University rankings and signalling

On Tuesday I wrote a post on market-based pricing and the impact on university rankings. But, to what extent do university rankings matter for our graduates? From the NZ Herald on Monday:
Kiwi employers working through a pile of CVs are unlikely to care how applicants' place of study compares on international rankings.
They may have noted last week's media reports on the latest university rankings that showed institutions here losing ground or stagnating.
But the University of Auckland's fall of 11 places on the annual Times Higher Education (THE) rankings won't work against the vast majority of its job-seeking alumni. "Generally speaking, the conversation that we have around university degrees with clients is around a demonstrated ability to commit and complete a degree," said Vanesha Din, a manager at recruitment firm Michael Page Finance.

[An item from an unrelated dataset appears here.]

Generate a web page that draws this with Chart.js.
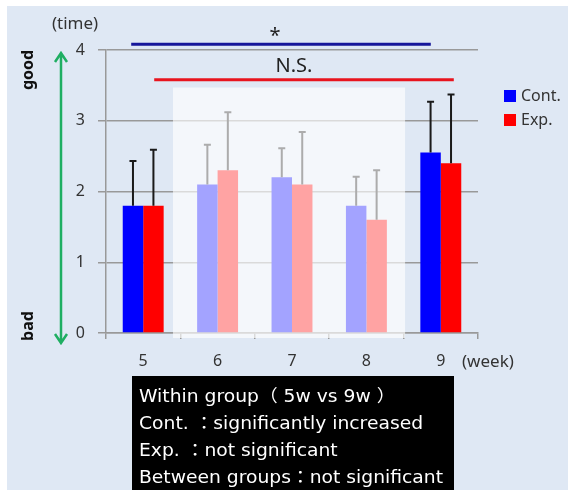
<!DOCTYPE html>
<html>
<head>
<meta charset="utf-8">
<script src="https://cdn.jsdelivr.net/npm/chart.js@4.4.1/dist/chart.umd.min.js"></script>
<style>
  html, body { margin: 0; padding: 0; background: #fff; }
  canvas { display: block; }
</style>
</head>
<body>
<canvas id="chart" width="568" height="490"></canvas>
<script>
const weeks = ['5', '6', '7', '8', '9'];
const contMean = [1.8, 2.1, 2.2, 1.8, 2.55];
const expMean = [1.8, 2.3, 2.1, 1.6, 2.4];
const contSD = [0.63, 0.56, 0.41, 0.41, 0.72];
const expSD = [0.79, 0.82, 0.74, 0.70, 0.97];
const yTicks = [0, 1, 2, 3, 4];
const noteLines = [
  'Within group（ 5w vs 9w ）',
  'Cont. ：significantly increased',
  'Exp. ：not significant',
  'Between groups：not significant'
];

const FONT = '"Noto Sans", "DejaVu Sans", sans-serif';

// panel background, drawn before everything
const panelPlugin = {
  id: 'panel',
  beforeDraw(chart) {
    const ctx = chart.ctx;
    ctx.save();
    ctx.fillStyle = '#fff';
    ctx.fillRect(0, 0, chart.width, chart.height);
    ctx.fillStyle = '#dfe8f4';
    ctx.fillRect(7, 6, chart.width - 7, chart.height - 6);
    ctx.restore();
  }
};

// upper error bars, then the pale overlay over weeks 6-8
const errorPlugin = {
  id: 'errors',
  afterDatasetsDraw(chart) {
    const ctx = chart.ctx;
    const y = chart.scales.y;
    const x = chart.scales.x;
    const sds = [contSD, expSD];
    ctx.save();
    chart.data.datasets.forEach((ds, di) => {
      const meta = chart.getDatasetMeta(di);
      meta.data.forEach((bar, i) => {
        const top = y.getPixelForValue(ds.data[i] + sds[di][i]);
        ctx.strokeStyle = '#1a1a1a';
        ctx.lineWidth = 2;
        ctx.beginPath();
        ctx.moveTo(bar.x, bar.y);
        ctx.lineTo(bar.x, top);
        ctx.moveTo(bar.x - 3.5, top);
        ctx.lineTo(bar.x + 3.5, top);
        ctx.stroke();
      });
    });

    const catW = x.getPixelForValue(1) - x.getPixelForValue(0);
    const left = x.getPixelForValue(1) - 0.6 * catW;
    const right = x.getPixelForValue(3) + 0.52 * catW;
    const top = y.getPixelForValue(3.47);
    const bottom = chart.chartArea.bottom + 5;
    ctx.fillStyle = 'rgba(255,255,255,0.64)';
    ctx.fillRect(left, top, right - left, bottom - top);
    ctx.restore();
  }
};

// texts, arrows, legend, significance lines, note box
const decoPlugin = {
  id: 'deco',
  afterDraw(chart) {
    const ctx = chart.ctx;
    const x = chart.scales.x;
    const y = chart.scales.y;
    ctx.save();

    // (time) and (week)
    ctx.fillStyle = '#333';
    ctx.font = '17px ' + FONT;
    ctx.textBaseline = 'middle';
    ctx.textAlign = 'center';
    ctx.fillText('(time)', 75, 24);
    ctx.textAlign = 'left';
    ctx.fillText('(week)', 462, 362);

    // good / bad rotated
    ctx.fillStyle = '#111';
    ctx.font = 'bold 16px ' + FONT;
    ctx.textAlign = 'center';
    [['good', 70], ['bad', 326]].forEach(([t, cy]) => {
      ctx.save();
      ctx.translate(28, cy);
      ctx.rotate(-Math.PI / 2);
      ctx.fillText(t, 0, 0);
      ctx.restore();
    });

    // green double arrow
    const ax = 61, ay1 = 53, ay2 = 343;
    ctx.strokeStyle = '#1fae62';
    ctx.lineWidth = 2.5;
    ctx.beginPath();
    ctx.moveTo(ax, ay1 + 2);
    ctx.lineTo(ax, ay2 - 2);
    ctx.moveTo(ax - 6, ay1 + 9);
    ctx.lineTo(ax, ay1);
    ctx.lineTo(ax + 6, ay1 + 9);
    ctx.moveTo(ax - 6, ay2 - 9);
    ctx.lineTo(ax, ay2);
    ctx.lineTo(ax + 6, ay2 - 9);
    ctx.stroke();

    // significance lines
    const c0 = x.getPixelForValue(0);
    const c4 = x.getPixelForValue(4);
    const yb = y.getPixelForValue(4.08);
    const yr = y.getPixelForValue(3.58);
    ctx.lineWidth = 3;
    ctx.strokeStyle = '#16169a';
    ctx.beginPath();
    ctx.moveTo(c0 - 12, yb);
    ctx.lineTo(c4 - 10, yb);
    ctx.stroke();
    ctx.strokeStyle = '#e8141e';
    ctx.beginPath();
    ctx.moveTo(c0 + 11, yr);
    ctx.lineTo(c4 + 13, yr);
    ctx.stroke();
    ctx.fillStyle = '#222';
    ctx.textAlign = 'center';
    ctx.font = '20px ' + FONT;
    ctx.fillText('*', 275, yb - 8);
    ctx.font = '20px ' + FONT;
    ctx.fillText('N.S.', 294, yr - 13);

    // legend
    ctx.textAlign = 'left';
    ctx.font = '16px ' + FONT;
    chart.data.datasets.forEach((ds, i) => {
      const ly = 96 + i * 24;
      ctx.fillStyle = ds.backgroundColor;
      ctx.fillRect(504, ly - 6, 12, 12);
      ctx.fillStyle = '#333';
      ctx.fillText(ds.label, 521, ly);
    });

    // note box
    ctx.fillStyle = '#000';
    ctx.fillRect(132, 376, 322, chart.height - 376);
    ctx.fillStyle = '#fff';
    ctx.font = '17px "DejaVu Sans", "Noto Sans CJK JP", sans-serif';
    ctx.textBaseline = 'alphabetic';
    const sx = 304 / ctx.measureText(noteLines[3]).width;
    noteLines.forEach((t, i) => {
      ctx.save();
      ctx.translate(139, 402 + i * 27);
      ctx.scale(sx, 1);
      ctx.fillText(t, 0, 0);
      ctx.restore();
    });

    ctx.restore();
  }
};

new Chart(document.getElementById('chart'), {
  type: 'bar',
  data: {
    labels: weeks,
    datasets: [
      { label: 'Cont.', data: contMean, backgroundColor: '#0000ff' },
      { label: 'Exp.', data: expMean, backgroundColor: '#ff0000' }
    ]
  },
  options: {
    responsive: false,
    animation: false,
    events: [],
    layout: { padding: { left: 0, top: 50, right: 90, bottom: 0 } },
    datasets: {
      bar: { categoryPercentage: 0.55, barPercentage: 1.0, borderWidth: 0 }
    },
    scales: {
      x: {
        afterFit(scale) { scale.height = 157; },
        border: { display: true, color: '#999', width: 1.5 },
        grid: { display: true, drawOnChartArea: false, offset: true, tickLength: 6, color: '#999', lineWidth: 1.5 },
        ticks: { color: '#333', font: { size: 16, family: FONT }, padding: 13 }
      },
      y: {
        min: 0,
        max: 4,
        afterFit(scale) { scale.width = 106; },
        afterBuildTicks(scale) { scale.ticks = yTicks.map(v => ({ value: v })); },
        border: { display: true, color: '#999', width: 1.5 },
        grid: { color: '#999', lineWidth: 1.5, tickLength: 8 },
        ticks: { color: '#333', font: { size: 16, family: FONT }, padding: 13 }
      }
    },
    plugins: {
      legend: { display: false },
      tooltip: { enabled: false }
    }
  },
  plugins: [panelPlugin, errorPlugin, decoPlugin]
});
</script>
</body>
</html>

I've written before on the value of tertiary education as a signal to employers of a student's quality (specifically for economics, see here and here). The article agrees - the value of a degree is a "demonstrated ability to commit and complete a degree". This is a signal of the student's quality as an employee (committed, hard-working, etc.), because a potential employee without a degree can't easily demonstrate those same qualities of commitment and hard work. The ranking of the university doesn't necessarily add much to the quality of the signal. That is, unless everyone that goes for a position has a degree. From the article:
However, the rankings do matter to some employers with senior technical roles including in law, medicine, specialised engineering and financial services.
Every lawyer has to have a law degree, and every doctor has to have a medical degree. So there is no signalling benefit from the degree itself - a student can't signal their quality as an employee with the degree, because all other applicants will have a degree too. The quality of the student then has to be signalled by the quality of the institution they studied at, rather than the degree itself. An effective signal has to be costly (degrees at top-ranked institutions are costly) and more costly to lower quality students (which seems likely in this case, because lower quality students would find it much more difficult to get into a top-ranked institution).

Of course, top students are weighing up the benefits of the higher quality signal provided by graduating from a top-ranked university (rather than a lower-ranked university), against the higher costs of attending the top-ranked university. Sometimes the higher-ranked university won't win out in this evaluation but at the margin, the university rankings will make a difference to this decision, and they should especially make a difference in areas like law and medicine (as in the example in the Herald article).